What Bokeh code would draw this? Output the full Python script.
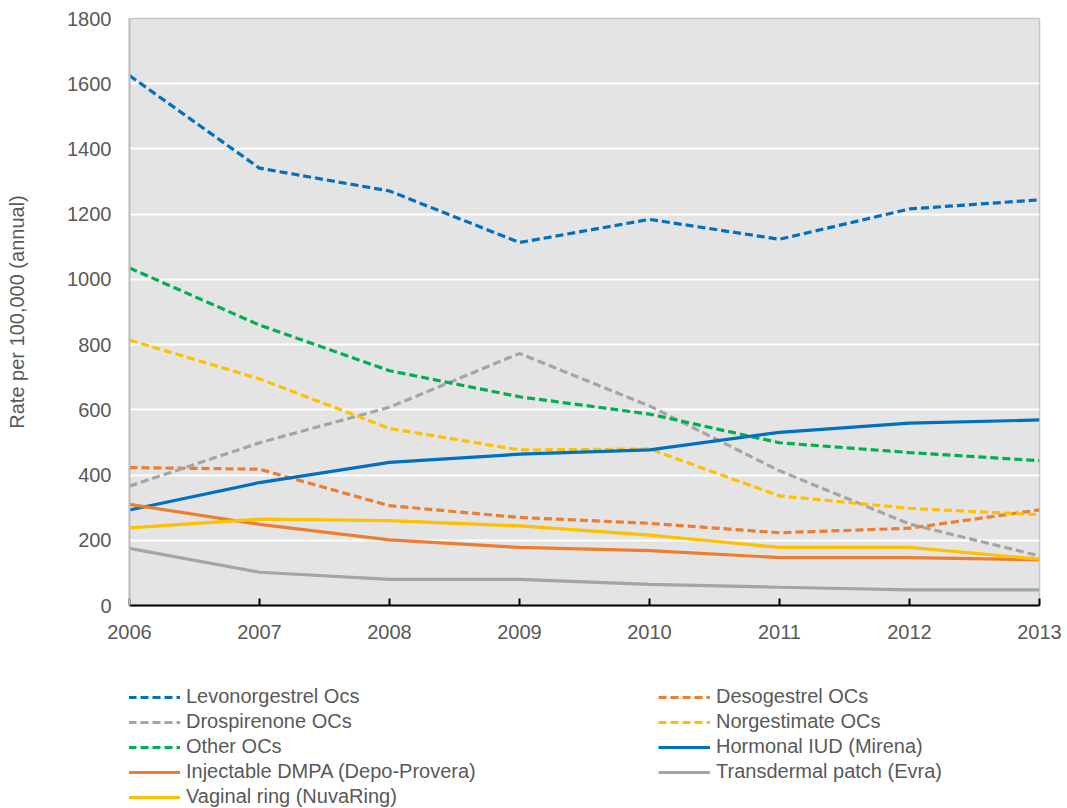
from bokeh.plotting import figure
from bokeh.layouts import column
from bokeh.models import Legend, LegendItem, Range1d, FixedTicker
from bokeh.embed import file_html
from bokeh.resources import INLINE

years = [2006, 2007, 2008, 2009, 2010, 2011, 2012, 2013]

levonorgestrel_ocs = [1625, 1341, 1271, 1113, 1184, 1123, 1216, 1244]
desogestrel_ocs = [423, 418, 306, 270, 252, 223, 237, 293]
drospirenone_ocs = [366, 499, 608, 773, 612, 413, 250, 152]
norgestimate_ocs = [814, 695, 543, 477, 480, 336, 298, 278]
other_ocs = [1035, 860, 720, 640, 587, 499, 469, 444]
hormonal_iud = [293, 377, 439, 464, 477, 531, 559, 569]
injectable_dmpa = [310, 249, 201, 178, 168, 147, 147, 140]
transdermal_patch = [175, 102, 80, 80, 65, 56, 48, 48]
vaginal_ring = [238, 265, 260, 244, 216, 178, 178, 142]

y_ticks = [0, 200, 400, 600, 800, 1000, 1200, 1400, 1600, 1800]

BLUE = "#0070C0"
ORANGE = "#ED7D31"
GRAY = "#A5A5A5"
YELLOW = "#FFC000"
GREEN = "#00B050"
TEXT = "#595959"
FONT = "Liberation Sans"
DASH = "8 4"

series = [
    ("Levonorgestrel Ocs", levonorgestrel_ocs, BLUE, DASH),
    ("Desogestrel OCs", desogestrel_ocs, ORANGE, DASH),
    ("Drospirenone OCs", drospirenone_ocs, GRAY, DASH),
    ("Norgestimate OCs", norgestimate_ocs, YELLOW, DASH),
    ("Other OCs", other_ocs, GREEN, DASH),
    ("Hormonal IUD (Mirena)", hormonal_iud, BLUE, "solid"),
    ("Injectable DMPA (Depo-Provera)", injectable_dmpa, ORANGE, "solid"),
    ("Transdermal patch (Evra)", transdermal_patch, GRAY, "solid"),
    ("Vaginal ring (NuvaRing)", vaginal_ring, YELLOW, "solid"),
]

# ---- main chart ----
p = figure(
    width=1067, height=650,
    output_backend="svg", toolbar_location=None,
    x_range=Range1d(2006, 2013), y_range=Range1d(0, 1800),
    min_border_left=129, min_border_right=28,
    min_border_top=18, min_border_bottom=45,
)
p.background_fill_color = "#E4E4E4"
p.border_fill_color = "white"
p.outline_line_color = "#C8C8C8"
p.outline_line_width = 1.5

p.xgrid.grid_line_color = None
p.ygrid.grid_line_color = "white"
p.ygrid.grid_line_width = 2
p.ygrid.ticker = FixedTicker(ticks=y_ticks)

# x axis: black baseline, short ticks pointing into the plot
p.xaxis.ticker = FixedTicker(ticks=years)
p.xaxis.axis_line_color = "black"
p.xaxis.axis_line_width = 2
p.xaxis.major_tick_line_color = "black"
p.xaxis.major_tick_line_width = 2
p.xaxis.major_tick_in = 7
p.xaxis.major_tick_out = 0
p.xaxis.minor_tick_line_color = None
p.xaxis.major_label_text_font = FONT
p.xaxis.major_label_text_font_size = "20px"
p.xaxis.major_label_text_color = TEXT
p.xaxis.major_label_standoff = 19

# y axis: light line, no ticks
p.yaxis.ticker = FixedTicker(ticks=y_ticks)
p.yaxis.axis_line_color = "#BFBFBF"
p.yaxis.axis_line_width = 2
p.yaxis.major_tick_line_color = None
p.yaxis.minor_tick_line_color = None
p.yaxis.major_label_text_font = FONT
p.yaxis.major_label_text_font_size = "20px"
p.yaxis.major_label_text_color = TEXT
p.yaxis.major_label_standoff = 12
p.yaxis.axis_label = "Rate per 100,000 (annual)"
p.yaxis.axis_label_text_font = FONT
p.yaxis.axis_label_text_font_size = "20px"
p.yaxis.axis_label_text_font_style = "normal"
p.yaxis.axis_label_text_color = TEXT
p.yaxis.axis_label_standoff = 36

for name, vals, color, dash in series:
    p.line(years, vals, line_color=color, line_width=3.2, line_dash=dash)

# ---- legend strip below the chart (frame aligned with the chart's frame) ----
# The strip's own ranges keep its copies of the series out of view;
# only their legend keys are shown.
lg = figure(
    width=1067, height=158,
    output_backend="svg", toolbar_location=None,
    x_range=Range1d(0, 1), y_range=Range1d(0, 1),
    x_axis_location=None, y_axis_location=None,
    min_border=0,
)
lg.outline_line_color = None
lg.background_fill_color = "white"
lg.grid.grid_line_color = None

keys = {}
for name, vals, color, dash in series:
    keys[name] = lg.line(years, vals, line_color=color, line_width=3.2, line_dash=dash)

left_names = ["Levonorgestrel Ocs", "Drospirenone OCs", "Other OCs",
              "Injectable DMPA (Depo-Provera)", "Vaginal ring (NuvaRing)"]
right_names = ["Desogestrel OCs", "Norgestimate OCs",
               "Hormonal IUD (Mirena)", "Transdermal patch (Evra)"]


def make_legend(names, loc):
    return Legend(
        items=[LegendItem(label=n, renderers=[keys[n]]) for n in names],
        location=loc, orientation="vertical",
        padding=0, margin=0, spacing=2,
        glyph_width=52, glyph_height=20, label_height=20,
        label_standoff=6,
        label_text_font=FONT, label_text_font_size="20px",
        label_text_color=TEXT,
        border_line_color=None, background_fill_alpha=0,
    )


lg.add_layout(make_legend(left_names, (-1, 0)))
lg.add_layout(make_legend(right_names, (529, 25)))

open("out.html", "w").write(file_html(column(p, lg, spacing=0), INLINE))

....

• [Instructions for the task] Set the listing down in full and exactly. Pictures within it should not appear in the copy.

• [Output of the task]
What Bokeh code would draw this? Output the full Python script.
from bokeh.plotting import figure
from bokeh.layouts import column
from bokeh.models import Legend, LegendItem, Range1d, FixedTicker
from bokeh.embed import file_html
from bokeh.resources import INLINE

years = [2006, 2007, 2008, 2009, 2010, 2011, 2012, 2013]

levonorgestrel_ocs = [1625, 1341, 1271, 1113, 1184, 1123, 1216, 1244]
desogestrel_ocs = [423, 418, 306, 270, 252, 223, 237, 293]
drospirenone_ocs = [366, 499, 608, 773, 612, 413, 250, 152]
norgestimate_ocs = [814, 695, 543, 477, 480, 336, 298, 278]
other_ocs = [1035, 860, 720, 640, 587, 499, 469, 444]
hormonal_iud = [293, 377, 439, 464, 477, 531, 559, 569]
injectable_dmpa = [310, 249, 201, 178, 168, 147, 147, 140]
transdermal_patch = [175, 102, 80, 80, 65, 56, 48, 48]
vaginal_ring = [238, 265, 260, 244, 216, 178, 178, 142]

y_ticks = [0, 200, 400, 600, 800, 1000, 1200, 1400, 1600, 1800]

BLUE = "#0070C0"
ORANGE = "#ED7D31"
GRAY = "#A5A5A5"
YELLOW = "#FFC000"
GREEN = "#00B050"
TEXT = "#595959"
FONT = "Liberation Sans"
DASH = "8 4"

series = [
    ("Levonorgestrel Ocs", levonorgestrel_ocs, BLUE, DASH),
    ("Desogestrel OCs", desogestrel_ocs, ORANGE, DASH),
    ("Drospirenone OCs", drospirenone_ocs, GRAY, DASH),
    ("Norgestimate OCs", norgestimate_ocs, YELLOW, DASH),
    ("Other OCs", other_ocs, GREEN, DASH),
    ("Hormonal IUD (Mirena)", hormonal_iud, BLUE, "solid"),
    ("Injectable DMPA (Depo-Provera)", injectable_dmpa, ORANGE, "solid"),
    ("Transdermal patch (Evra)", transdermal_patch, GRAY, "solid"),
    ("Vaginal ring (NuvaRing)", vaginal_ring, YELLOW, "solid"),
]

# ---- main chart ----
p = figure(
    width=1067, height=650,
    output_backend="svg", toolbar_location=None,
    x_range=Range1d(2006, 2013), y_range=Range1d(0, 1800),
    min_border_left=129, min_border_right=28,
    min_border_top=18, min_border_bottom=45,
)
p.background_fill_color = "#E4E4E4"
p.border_fill_color = "white"
p.outline_line_color = "#C8C8C8"
p.outline_line_width = 1.5

p.xgrid.grid_line_color = None
p.ygrid.grid_line_color = "white"
p.ygrid.grid_line_width = 2
p.ygrid.ticker = FixedTicker(ticks=y_ticks)

# x axis: black baseline, short ticks pointing into the plot
p.xaxis.ticker = FixedTicker(ticks=years)
p.xaxis.axis_line_color = "black"
p.xaxis.axis_line_width = 2
p.xaxis.major_tick_line_color = "black"
p.xaxis.major_tick_line_width = 2
p.xaxis.major_tick_in = 7
p.xaxis.major_tick_out = 0
p.xaxis.minor_tick_line_color = None
p.xaxis.major_label_text_font = FONT
p.xaxis.major_label_text_font_size = "20px"
p.xaxis.major_label_text_color = TEXT
p.xaxis.major_label_standoff = 19

# y axis: light line, no ticks
p.yaxis.ticker = FixedTicker(ticks=y_ticks)
p.yaxis.axis_line_color = "#BFBFBF"
p.yaxis.axis_line_width = 2
p.yaxis.major_tick_line_color = None
p.yaxis.minor_tick_line_color = None
p.yaxis.major_label_text_font = FONT
p.yaxis.major_label_text_font_size = "20px"
p.yaxis.major_label_text_color = TEXT
p.yaxis.major_label_standoff = 12
p.yaxis.axis_label = "Rate per 100,000 (annual)"
p.yaxis.axis_label_text_font = FONT
p.yaxis.axis_label_text_font_size = "20px"
p.yaxis.axis_label_text_font_style = "normal"
p.yaxis.axis_label_text_color = TEXT
p.yaxis.axis_label_standoff = 36

for name, vals, color, dash in series:
    p.line(years, vals, line_color=color, line_width=3.2, line_dash=dash)

# ---- legend strip below the chart (frame aligned with the chart's frame) ----
# The strip's own ranges keep its copies of the series out of view;
# only their legend keys are shown.
lg = figure(
    width=1067, height=158,
    output_backend="svg", toolbar_location=None,
    x_range=Range1d(0, 1), y_range=Range1d(0, 1),
    x_axis_location=None, y_axis_location=None,
    min_border=0,
)
lg.outline_line_color = None
lg.background_fill_color = "white"
lg.grid.grid_line_color = None

keys = {}
for name, vals, color, dash in series:
    keys[name] = lg.line(years, vals, line_color=color, line_width=3.2, line_dash=dash)

left_names = ["Levonorgestrel Ocs", "Drospirenone OCs", "Other OCs",
              "Injectable DMPA (Depo-Provera)", "Vaginal ring (NuvaRing)"]
right_names = ["Desogestrel OCs", "Norgestimate OCs",
               "Hormonal IUD (Mirena)", "Transdermal patch (Evra)"]


def make_legend(names, loc):
    return Legend(
        items=[LegendItem(label=n, renderers=[keys[n]]) for n in names],
        location=loc, orientation="vertical",
        padding=0, margin=0, spacing=2,
        glyph_width=52, glyph_height=20, label_height=20,
        label_standoff=6,
        label_text_font=FONT, label_text_font_size="20px",
        label_text_color=TEXT,
        border_line_color=None, background_fill_alpha=0,
    )


lg.add_layout(make_legend(left_names, (-1, 0)))
lg.add_layout(make_legend(right_names, (529, 25)))

open("out.html", "w").write(file_html(column(p, lg, spacing=0), INLINE))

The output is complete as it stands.